Предпосылкой для успешной карьеры на службе была грамотность. Где, однако, она приобреталась, предоставлялось решать дворянину самостоятельно. Екатерининские государственные школы с их стандартизованными учебными программами оставались непривлекательными. Всесословные школы превратились в школы без дворян, тогда как дворяне предпочитали обучать свое подрастающее поколение неформально. Что же касается женского образования, то екатерининской концепции — дать общеобразовательные навыки детям обоих полов — не суждено было воплотиться в жизнь. Дворянство — и здесь можно сослаться на пример Смольного института благородных девиц, служившего образцом для провинции, — предпочитало обучать будущих жен и матерей словесности и рукоделию{706}.

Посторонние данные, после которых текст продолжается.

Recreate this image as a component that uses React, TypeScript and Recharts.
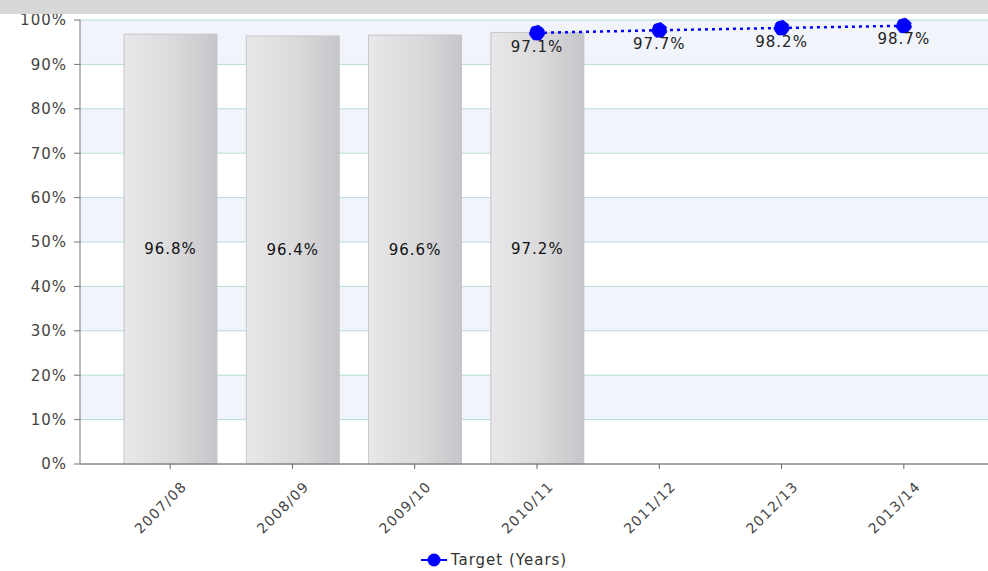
import React from "react";
import {
  ComposedChart,
  Bar,
  Line,
  XAxis,
  YAxis,
  CartesianGrid,
  Legend,
  LabelList,
} from "recharts";

const years = ["2007/08", "2008/09", "2009/10", "2010/11", "2011/12", "2012/13", "2013/14"];
const actual = [96.8, 96.4, 96.6, 97.2, null, null, null];
const target = [null, null, null, 97.1, 97.7, 98.2, 98.7];
const yTicks = [0, 10, 20, 30, 40, 50, 60, 70, 80, 90, 100];

const data = years.map((year, i) => ({ year, actual: actual[i], target: target[i] }));

const FONT = '"DejaVu Sans", Verdana, sans-serif';

function XTick(props: any) {
  const { x, y, payload } = props;
  return (
    <g transform={`translate(${x + 14},${y + 13})`}>
      <text
        textAnchor="end"
        transform="rotate(-45)"
        fill="#444"
        fontSize={14}
        letterSpacing={1.2}
        fontFamily={FONT}
        dy="0.35em"
      >
        {payload.value}
      </text>
    </g>
  );
}

function LegendContent() {
  return (
    <div
      style={{
        display: "flex",
        justifyContent: "center",
        alignItems: "center",
        height: 21,
        paddingTop: 5,
        fontFamily: FONT,
        fontSize: 15,
        letterSpacing: 1,
        color: "#333",
      }}
    >
      <svg width={26} height={16} style={{ marginRight: 4 }}>
        <line x1={0} y1={8} x2={26} y2={8} stroke="#0000ff" strokeWidth={2} />
        <circle cx={13} cy={8} r={6.5} fill="#0000ff" />
      </svg>
      Target (Years)
    </div>
  );
}

export default function App() {
  return (
    <div style={{ position: "absolute", left: 0, top: 0, width: 988, height: 571, background: "#fff" }}>
      <ComposedChart
        width={988}
        height={571}
        data={data}
        margin={{ top: 20, right: 0, bottom: 0, left: 0 }}
        barCategoryGap={0}
      >
        <defs>
          <linearGradient id="barFill" x1="0" y1="0" x2="1" y2="0">
            <stop offset="0%" stopColor="#e8e8ea" />
            <stop offset="55%" stopColor="#dadadc" />
            <stop offset="100%" stopColor="#c6c6ca" />
          </linearGradient>
        </defs>
        <CartesianGrid
          vertical={false}
          stroke="#b2ddd6"
          horizontalFill={["#f2f4fb", "#ffffff"]}
          fillOpacity={1}
        />
        <XAxis
          dataKey="year"
          height={80}
          padding={{ left: 29, right: 23 }}
          stroke="#666"
          tickSize={5}
          tick={<XTick />}
          interval={0}
        />
        <YAxis
          width={80}
          domain={[0, 100]}
          ticks={yTicks}
          tickFormatter={(v) => `${v}%`}
          stroke="#777"
          tickSize={6}
          tickMargin={7}
          tick={{ fill: "#444", fontSize: 15, fontFamily: FONT, letterSpacing: 1 }}
          interval={0}
        />
        <Legend verticalAlign="bottom" height={27} content={<LegendContent />} />
        <Bar
          dataKey="actual"
          barSize={93}
          fill="url(#barFill)"
          stroke="#c6c6c8"
          legendType="none"
          isAnimationActive={false}
        >
          <LabelList
            dataKey="actual"
            position="center"
            formatter={(v: any) => (v == null ? "" : `${v}%`)}
            fill="#111"
            fontSize={15}
            fontFamily={FONT}
            letterSpacing={1}
          />
        </Bar>
        <Line
          dataKey="target"
          name="Target (Years)"
          stroke="#0000ff"
          strokeWidth={2.5}
          strokeDasharray="3 4"
          dot={{ r: 7.5, fill: "#0000ff", stroke: "#0000ff", strokeWidth: 1 }}
          isAnimationActive={false}
        >
          <LabelList
            dataKey="target"
            position="bottom"
            offset={8}
            formatter={(v: any) => (v == null ? "" : `${v}%`)}
            fill="#222"
            fontSize={15}
            fontFamily={FONT}
            letterSpacing={1}
          />
        </Line>
      </ComposedChart>
      <div style={{ position: "absolute", left: 0, top: 0, width: 988, height: 14, background: "#d8d8d8" }} />
    </div>
  );
}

Многообещающими в карьерном плане и охотно посещаемыми были кадетские корпуса{707}. Их учреждение предусматривалось также и в провинции, что повышало шансы подрастающего поколения из менее богатых дворянских родов на получение образования. За Сухопутным шляхетским кадетским корпусом (учрежденным в 1732 году), а также открытыми в эпоху Елизаветы Петровны Морским шляхетским корпусом (1752, с 1762 года — Морским кадетским корпусом) и Пажеским корпусом (1759) последовало основание дополнительных кадетских корпусов в губернских городах в конце XVIII — начале XIX века[128]. О степени популярности этих заведений даже в начале царствования Александра I говорит, в частности, история учреждения Харьковского университета: Василию Назаровичу Каразину удалось добиться от харьковского дворянства пожертвований на новый университет в размере 100 000 рублей под предлогом учреждения в Харькове кадетского корпуса{708}. Корпуса, несмотря на царившую в них суровую атмосферу, считались в среде дворян подходящим местом для получения подобающего образования{709}. В свою очередь, выпускники корпусов во многом способствовали распространению французской «дворянской модели»: если в 1732 году и несколькими годами позже из первых 245 русских воспитанников кадетского корпуса 237 изучали немецкий и 51 — французский языки, то уже в скором времени это соотношение стало прямо противоположным{710}.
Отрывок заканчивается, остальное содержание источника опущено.